Request
Return precisely the span of lines from the top of the material below to the line containing "134.3, 145.3, 154.0]", both included. Pictures are excluded.

* begin *

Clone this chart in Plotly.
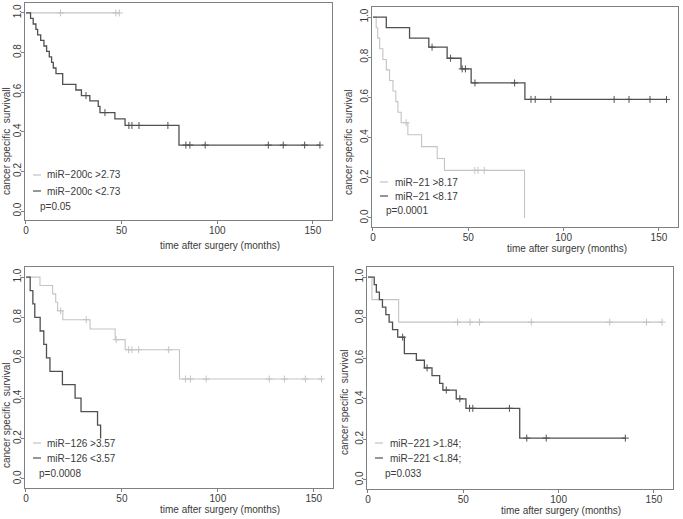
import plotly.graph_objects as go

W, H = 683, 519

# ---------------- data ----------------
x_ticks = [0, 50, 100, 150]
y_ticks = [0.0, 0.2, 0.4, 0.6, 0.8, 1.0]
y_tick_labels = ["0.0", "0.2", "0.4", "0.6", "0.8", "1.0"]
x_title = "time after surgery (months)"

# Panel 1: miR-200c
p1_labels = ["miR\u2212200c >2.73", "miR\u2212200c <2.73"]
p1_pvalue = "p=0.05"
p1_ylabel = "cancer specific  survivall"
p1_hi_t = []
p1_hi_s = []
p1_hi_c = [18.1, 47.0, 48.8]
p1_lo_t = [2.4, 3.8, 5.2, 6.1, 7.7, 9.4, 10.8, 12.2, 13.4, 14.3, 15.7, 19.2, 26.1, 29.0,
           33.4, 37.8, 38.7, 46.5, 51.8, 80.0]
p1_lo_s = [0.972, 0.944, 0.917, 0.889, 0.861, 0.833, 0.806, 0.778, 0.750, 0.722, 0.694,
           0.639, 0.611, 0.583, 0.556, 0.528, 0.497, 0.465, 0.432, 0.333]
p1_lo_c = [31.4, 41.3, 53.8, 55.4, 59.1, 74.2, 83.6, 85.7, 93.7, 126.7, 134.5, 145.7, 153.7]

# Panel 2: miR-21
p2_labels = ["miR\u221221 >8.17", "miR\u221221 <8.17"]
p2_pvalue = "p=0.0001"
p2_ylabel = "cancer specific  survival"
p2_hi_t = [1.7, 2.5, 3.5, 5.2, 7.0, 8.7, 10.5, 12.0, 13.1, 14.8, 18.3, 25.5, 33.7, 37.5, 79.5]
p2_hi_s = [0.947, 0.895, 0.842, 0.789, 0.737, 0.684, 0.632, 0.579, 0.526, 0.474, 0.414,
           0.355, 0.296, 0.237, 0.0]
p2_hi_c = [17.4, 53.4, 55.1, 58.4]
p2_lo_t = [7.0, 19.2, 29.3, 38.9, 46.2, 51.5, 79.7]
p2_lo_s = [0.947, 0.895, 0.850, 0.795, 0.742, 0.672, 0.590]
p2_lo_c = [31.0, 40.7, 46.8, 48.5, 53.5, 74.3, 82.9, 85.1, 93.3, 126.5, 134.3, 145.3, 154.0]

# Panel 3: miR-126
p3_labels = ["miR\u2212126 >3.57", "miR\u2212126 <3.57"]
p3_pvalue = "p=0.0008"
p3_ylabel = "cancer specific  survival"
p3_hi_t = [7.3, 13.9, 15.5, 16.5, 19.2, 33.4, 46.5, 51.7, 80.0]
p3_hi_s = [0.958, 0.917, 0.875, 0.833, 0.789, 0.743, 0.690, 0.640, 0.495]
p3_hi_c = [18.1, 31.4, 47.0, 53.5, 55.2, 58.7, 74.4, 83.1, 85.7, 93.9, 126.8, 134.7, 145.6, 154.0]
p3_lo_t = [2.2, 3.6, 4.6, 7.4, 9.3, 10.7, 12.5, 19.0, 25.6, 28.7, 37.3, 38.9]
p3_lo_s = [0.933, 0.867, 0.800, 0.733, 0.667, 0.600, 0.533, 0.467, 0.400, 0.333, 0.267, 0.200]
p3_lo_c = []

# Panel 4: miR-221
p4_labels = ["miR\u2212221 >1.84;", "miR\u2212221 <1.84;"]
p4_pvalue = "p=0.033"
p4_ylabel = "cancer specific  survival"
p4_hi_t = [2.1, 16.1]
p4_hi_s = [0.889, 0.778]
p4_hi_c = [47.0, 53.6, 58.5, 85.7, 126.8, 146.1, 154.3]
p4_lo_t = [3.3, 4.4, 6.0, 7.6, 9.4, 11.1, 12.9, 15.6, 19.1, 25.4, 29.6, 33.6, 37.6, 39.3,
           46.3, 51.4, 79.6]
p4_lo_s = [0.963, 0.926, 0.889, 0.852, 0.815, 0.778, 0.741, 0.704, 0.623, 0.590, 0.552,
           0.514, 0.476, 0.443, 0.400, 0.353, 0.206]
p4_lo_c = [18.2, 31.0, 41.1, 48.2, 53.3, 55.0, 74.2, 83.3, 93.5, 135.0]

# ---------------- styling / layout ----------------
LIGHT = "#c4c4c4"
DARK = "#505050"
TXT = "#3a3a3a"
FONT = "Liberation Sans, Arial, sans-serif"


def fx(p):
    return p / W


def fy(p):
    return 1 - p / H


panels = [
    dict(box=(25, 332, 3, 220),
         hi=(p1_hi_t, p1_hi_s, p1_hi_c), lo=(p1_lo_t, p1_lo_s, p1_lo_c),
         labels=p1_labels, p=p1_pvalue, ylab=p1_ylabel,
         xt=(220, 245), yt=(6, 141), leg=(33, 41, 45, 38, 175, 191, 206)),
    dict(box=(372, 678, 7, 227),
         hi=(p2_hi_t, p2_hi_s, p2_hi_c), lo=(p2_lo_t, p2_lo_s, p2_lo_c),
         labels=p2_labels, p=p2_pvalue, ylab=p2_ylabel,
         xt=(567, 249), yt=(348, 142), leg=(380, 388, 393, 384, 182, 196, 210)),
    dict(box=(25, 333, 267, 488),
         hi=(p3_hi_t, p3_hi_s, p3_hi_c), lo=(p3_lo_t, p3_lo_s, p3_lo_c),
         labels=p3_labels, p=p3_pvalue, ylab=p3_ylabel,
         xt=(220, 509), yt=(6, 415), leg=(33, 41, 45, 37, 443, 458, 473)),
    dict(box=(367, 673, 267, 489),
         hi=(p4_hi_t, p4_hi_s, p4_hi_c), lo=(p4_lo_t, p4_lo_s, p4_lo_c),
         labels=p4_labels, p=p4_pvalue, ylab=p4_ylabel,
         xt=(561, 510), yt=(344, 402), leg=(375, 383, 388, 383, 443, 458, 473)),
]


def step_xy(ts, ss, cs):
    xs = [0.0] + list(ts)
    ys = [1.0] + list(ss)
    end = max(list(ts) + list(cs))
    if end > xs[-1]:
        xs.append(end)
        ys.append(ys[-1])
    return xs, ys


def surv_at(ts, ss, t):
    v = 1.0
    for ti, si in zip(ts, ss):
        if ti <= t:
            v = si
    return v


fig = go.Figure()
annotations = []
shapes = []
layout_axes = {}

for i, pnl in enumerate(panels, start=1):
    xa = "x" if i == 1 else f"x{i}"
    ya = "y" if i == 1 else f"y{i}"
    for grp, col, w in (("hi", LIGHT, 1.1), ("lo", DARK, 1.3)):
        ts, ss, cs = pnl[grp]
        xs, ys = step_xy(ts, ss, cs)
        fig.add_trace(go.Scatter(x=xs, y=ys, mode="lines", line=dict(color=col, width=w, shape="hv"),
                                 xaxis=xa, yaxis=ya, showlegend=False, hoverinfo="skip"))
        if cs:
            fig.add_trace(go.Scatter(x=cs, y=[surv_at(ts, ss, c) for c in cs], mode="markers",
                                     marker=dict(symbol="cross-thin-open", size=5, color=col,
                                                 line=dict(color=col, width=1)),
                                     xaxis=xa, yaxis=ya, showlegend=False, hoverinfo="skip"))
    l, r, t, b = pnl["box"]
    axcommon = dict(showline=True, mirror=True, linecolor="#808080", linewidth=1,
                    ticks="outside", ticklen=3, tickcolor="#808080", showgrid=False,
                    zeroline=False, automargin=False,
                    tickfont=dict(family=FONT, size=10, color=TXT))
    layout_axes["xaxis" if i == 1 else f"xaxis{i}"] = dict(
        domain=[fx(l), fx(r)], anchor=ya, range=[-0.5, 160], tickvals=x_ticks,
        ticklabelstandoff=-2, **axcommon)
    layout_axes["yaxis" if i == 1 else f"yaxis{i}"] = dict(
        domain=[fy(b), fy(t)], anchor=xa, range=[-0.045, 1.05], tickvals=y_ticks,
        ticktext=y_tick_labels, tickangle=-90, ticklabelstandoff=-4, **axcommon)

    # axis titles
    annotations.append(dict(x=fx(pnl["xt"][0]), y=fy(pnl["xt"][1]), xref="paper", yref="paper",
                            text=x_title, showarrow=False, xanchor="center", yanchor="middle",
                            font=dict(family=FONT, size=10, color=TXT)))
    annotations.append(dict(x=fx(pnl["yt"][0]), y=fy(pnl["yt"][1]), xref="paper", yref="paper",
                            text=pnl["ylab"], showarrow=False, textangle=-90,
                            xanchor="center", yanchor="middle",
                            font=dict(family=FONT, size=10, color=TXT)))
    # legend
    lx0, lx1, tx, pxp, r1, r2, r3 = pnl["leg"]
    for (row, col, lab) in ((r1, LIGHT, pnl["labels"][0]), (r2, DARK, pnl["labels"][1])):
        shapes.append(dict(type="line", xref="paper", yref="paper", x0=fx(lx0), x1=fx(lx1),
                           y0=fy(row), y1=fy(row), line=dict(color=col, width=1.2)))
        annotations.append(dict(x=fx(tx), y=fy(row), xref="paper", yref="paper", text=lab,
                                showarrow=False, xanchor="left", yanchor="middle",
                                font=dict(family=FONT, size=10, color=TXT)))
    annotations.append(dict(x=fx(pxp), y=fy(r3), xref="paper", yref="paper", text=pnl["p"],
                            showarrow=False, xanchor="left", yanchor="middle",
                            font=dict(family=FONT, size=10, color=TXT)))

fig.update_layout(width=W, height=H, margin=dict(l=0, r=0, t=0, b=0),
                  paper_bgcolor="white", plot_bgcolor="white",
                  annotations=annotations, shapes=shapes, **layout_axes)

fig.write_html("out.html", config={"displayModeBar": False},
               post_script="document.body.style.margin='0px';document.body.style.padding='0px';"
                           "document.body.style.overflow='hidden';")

* end *

Response to the exercise
Clone this chart in Plotly.
import plotly.graph_objects as go

W, H = 683, 519

# ---------------- data ----------------
x_ticks = [0, 50, 100, 150]
y_ticks = [0.0, 0.2, 0.4, 0.6, 0.8, 1.0]
y_tick_labels = ["0.0", "0.2", "0.4", "0.6", "0.8", "1.0"]
x_title = "time after surgery (months)"

# Panel 1: miR-200c
p1_labels = ["miR\u2212200c >2.73", "miR\u2212200c <2.73"]
p1_pvalue = "p=0.05"
p1_ylabel = "cancer specific  survivall"
p1_hi_t = []
p1_hi_s = []
p1_hi_c = [18.1, 47.0, 48.8]
p1_lo_t = [2.4, 3.8, 5.2, 6.1, 7.7, 9.4, 10.8, 12.2, 13.4, 14.3, 15.7, 19.2, 26.1, 29.0,
           33.4, 37.8, 38.7, 46.5, 51.8, 80.0]
p1_lo_s = [0.972, 0.944, 0.917, 0.889, 0.861, 0.833, 0.806, 0.778, 0.750, 0.722, 0.694,
           0.639, 0.611, 0.583, 0.556, 0.528, 0.497, 0.465, 0.432, 0.333]
p1_lo_c = [31.4, 41.3, 53.8, 55.4, 59.1, 74.2, 83.6, 85.7, 93.7, 126.7, 134.5, 145.7, 153.7]

# Panel 2: miR-21
p2_labels = ["miR\u221221 >8.17", "miR\u221221 <8.17"]
p2_pvalue = "p=0.0001"
p2_ylabel = "cancer specific  survival"
p2_hi_t = [1.7, 2.5, 3.5, 5.2, 7.0, 8.7, 10.5, 12.0, 13.1, 14.8, 18.3, 25.5, 33.7, 37.5, 79.5]
p2_hi_s = [0.947, 0.895, 0.842, 0.789, 0.737, 0.684, 0.632, 0.579, 0.526, 0.474, 0.414,
           0.355, 0.296, 0.237, 0.0]
p2_hi_c = [17.4, 53.4, 55.1, 58.4]
p2_lo_t = [7.0, 19.2, 29.3, 38.9, 46.2, 51.5, 79.7]
p2_lo_s = [0.947, 0.895, 0.850, 0.795, 0.742, 0.672, 0.590]
p2_lo_c = [31.0, 40.7, 46.8, 48.5, 53.5, 74.3, 82.9, 85.1, 93.3, 126.5, 134.3, 145.3, 154.0]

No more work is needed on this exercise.